[begin Dataset excerpt]

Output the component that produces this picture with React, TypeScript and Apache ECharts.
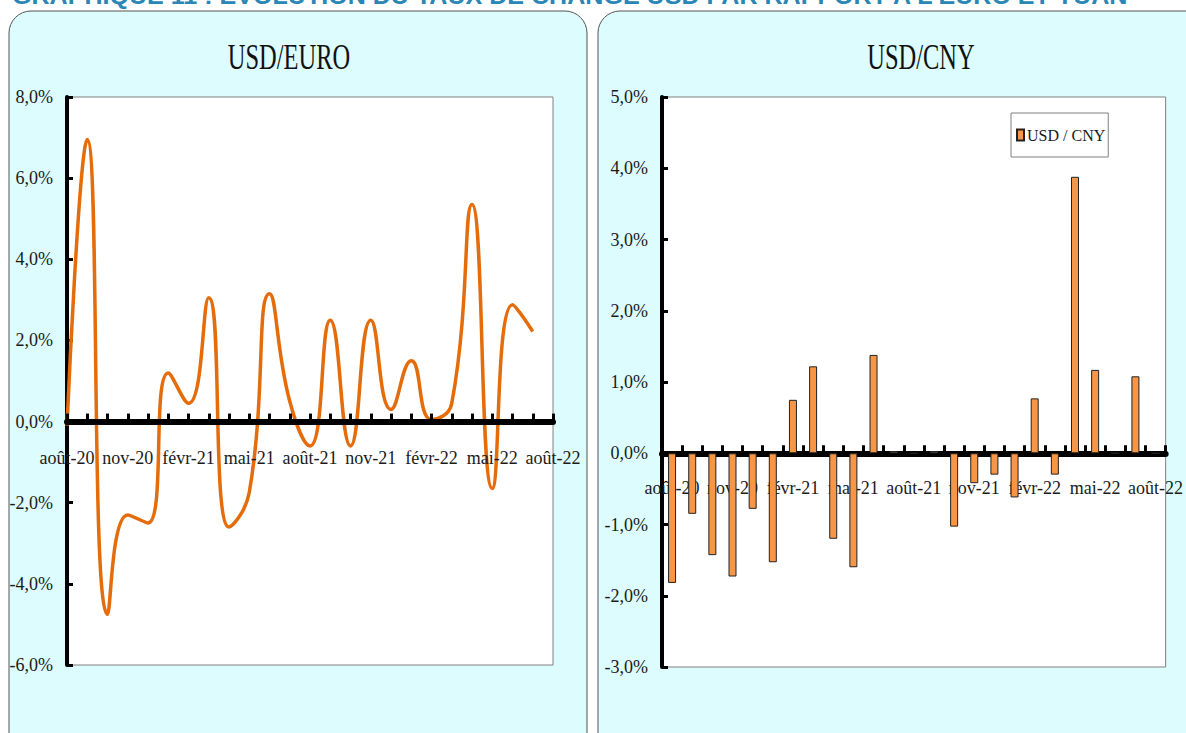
import React, { useEffect, useRef } from "react";
import * as echarts from "echarts";

const months = [
  "août-20", "sept-20", "oct-20", "nov-20", "déc-20", "janv-21", "févr-21", "mars-21", "avr-21",
  "mai-21", "juin-21", "juil-21", "août-21", "sept-21", "oct-21", "nov-21", "déc-21", "janv-22",
  "févr-22", "mars-22", "avr-22", "mai-22", "juin-22", "juil-22", "août-22",
];

// USD/EURO monthly change (%), août-20 .. juil-22
const usdEuro = [
  -0.1, 6.95, -4.75, -2.3, -2.5, 1.2, 0.45, 3.05, -2.6, -1.75, 3.15, 0.5, -0.6,
  2.5, -0.6, 2.5, 0.3, 1.5, 0.05, 0.45, 5.35, -1.65, 2.88, 2.22,
];

// USD/CNY monthly change (%), août-20 .. août-22
const usdCny = [
  -1.82, -0.85, -1.43, -1.73, -0.78, -1.53, 0.75, 1.22, -1.2, -1.6, 1.38, 0.03, 0,
  0.03, -1.03, -0.42, -0.3, -0.62, 0.77, -0.3, 3.88, 1.17, 0, 1.08, 0,
];

const leftTitle = "USD/EURO";
const rightTitle = "USD/CNY";
const legendName = "USD / CNY";
const pageTitle = "GRAPHIQUE 11 : EVOLUTION DU TAUX DE CHANGE USD PAR RAPPORT A L'EURO ET YUAN";

const FONT = "'Liberation Serif', 'Times New Roman', serif";
const pct = (v: number) => v.toFixed(1).replace(".", ",") + "%";

// plot boxes (pixels)
const L = { left: 67, right: 553, top: 97, bottom: 665, min: -6, max: 8, step: 2 };
const R = { left: 662, right: 1169, top: 97, bottom: 667, min: -3, max: 5, step: 1 };
const zeroOffset = (b: typeof L) =>
  -((b.bottom - b.top) * (0 - b.min)) / (b.max - b.min);

export default function App() {
  const ref = useRef<HTMLDivElement>(null);
  useEffect(() => {
    if (!ref.current) return;
    const chart = echarts.init(ref.current, undefined, { renderer: "svg" });
    const labelStyle = { fontFamily: FONT, fontSize: 18, color: "#1a1a1a" };
    const xAxisCommon = (gridIndex: number, boundaryGap: boolean, offset: number, margin: number) => ({
      gridIndex,
      type: "category" as const,
      data: months,
      boundaryGap,
      position: "bottom" as const,
      offset,
      axisLine: { onZero: false, lineStyle: { color: "#000", width: 6 } },
      axisTick: { show: true, interval: 0, inside: true, length: 8, lineStyle: { color: "#000", width: 3 } },
      axisLabel: { interval: 2, margin, ...labelStyle },
      splitLine: { show: false },
      z: 5,
    });
    const yAxisCommon = (gridIndex: number, b: typeof L) => ({
      gridIndex,
      type: "value" as const,
      min: b.min,
      max: b.max,
      interval: b.step,
      axisLine: { show: true, lineStyle: { color: "#000", width: 4 } },
      axisTick: { show: true, inside: true, length: 6, lineStyle: { color: "#000", width: 3 } },
      axisLabel: { margin: 14, formatter: (v: number) => pct(v), ...labelStyle },
      splitLine: { show: false },
    });
    chart.setOption({
      animation: false,
      graphic: [
        {
          type: "rect",
          z: -10,
          shape: { x: 9, y: 11, width: 578, height: 780, r: 22 },
          style: { fill: "#DCFCFD", stroke: "#555", lineWidth: 1 },
        },
        {
          type: "rect",
          z: -10,
          shape: { x: 598, y: 11, width: 620, height: 780, r: 22 },
          style: { fill: "#DCFCFD", stroke: "#555", lineWidth: 1 },
        },
        {
          type: "text",
          z: 10,
          x: 12,
          y: 8,
          scaleX: 1.045,
          style: {
            text: pageTitle,
            fill: "#2A86B4",
            font: "bold 24px 'Liberation Sans', Arial, sans-serif",
            textAlign: "left",
            textVerticalAlign: "bottom",
          },
        },
        {
          type: "text",
          z: 10,
          x: 289,
          y: 57,
          scaleX: 0.68,
          style: {
            text: leftTitle,
            fill: "#111",
            font: `36px ${FONT}`,
            textAlign: "center",
            textVerticalAlign: "middle",
          },
        },
        {
          type: "text",
          z: 10,
          x: 921,
          y: 57,
          scaleX: 0.68,
          style: {
            text: rightTitle,
            fill: "#111",
            font: `36px ${FONT}`,
            textAlign: "center",
            textVerticalAlign: "middle",
          },
        },
      ],
      grid: [
        {
          left: L.left, right: 1186 - L.right, top: L.top, bottom: 733 - L.bottom,
          show: true, backgroundColor: "#fff", borderColor: "#808080", borderWidth: 1,
        },
        {
          left: R.left, right: 1186 - R.right, top: R.top, bottom: 733 - R.bottom,
          show: true, backgroundColor: "#fff", borderColor: "#808080", borderWidth: 1,
        },
      ],
      legend: {
        data: [legendName],
        left: 1011,
        top: 113,
        backgroundColor: "#fff",
        borderColor: "#808080",
        borderWidth: 1,
        borderRadius: 0,
        padding: [14, 3, 14, 5],
        itemWidth: 7,
        itemHeight: 11,
        icon: "rect",
        textStyle: { fontFamily: FONT, fontSize: 16, color: "#1a1a1a", padding: [0, 0, 0, -2] },
      },
      xAxis: [xAxisCommon(0, false, zeroOffset(L), 27), xAxisCommon(1, true, zeroOffset(R), 26)],
      yAxis: [yAxisCommon(0, L), yAxisCommon(1, R)],
      series: [
        {
          name: "USD / EURO",
          type: "line",
          xAxisIndex: 0,
          yAxisIndex: 0,
          data: usdEuro,
          smooth: 0.5,
          showSymbol: false,
          lineStyle: { color: "#E46C0A", width: 3.5 },
          itemStyle: { color: "#E46C0A" },
          z: 3,
        },
        {
          name: legendName,
          type: "bar",
          xAxisIndex: 1,
          yAxisIndex: 1,
          data: usdCny,
          barWidth: 8,
          itemStyle: { color: "#F79646", borderColor: "#222", borderWidth: 1 },
          z: 6,
        },
      ],
    });
    return () => chart.dispose();
  }, []);
  return (
    <div
      ref={ref}
      style={{ position: "absolute", left: 0, top: 0, width: 1186, height: 733, background: "#fff" }}
    />
  );
}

[end Dataset excerpt]

### Stated goal
Repeat only what lies between the start of the data and the end of the line containing "import * as", exactly, with pictures left out.

### Solution to the problem
Output the component that produces this picture with React, TypeScript and Apache ECharts.
import React, { useEffect, useRef } from "react";
import * as echarts from "echarts";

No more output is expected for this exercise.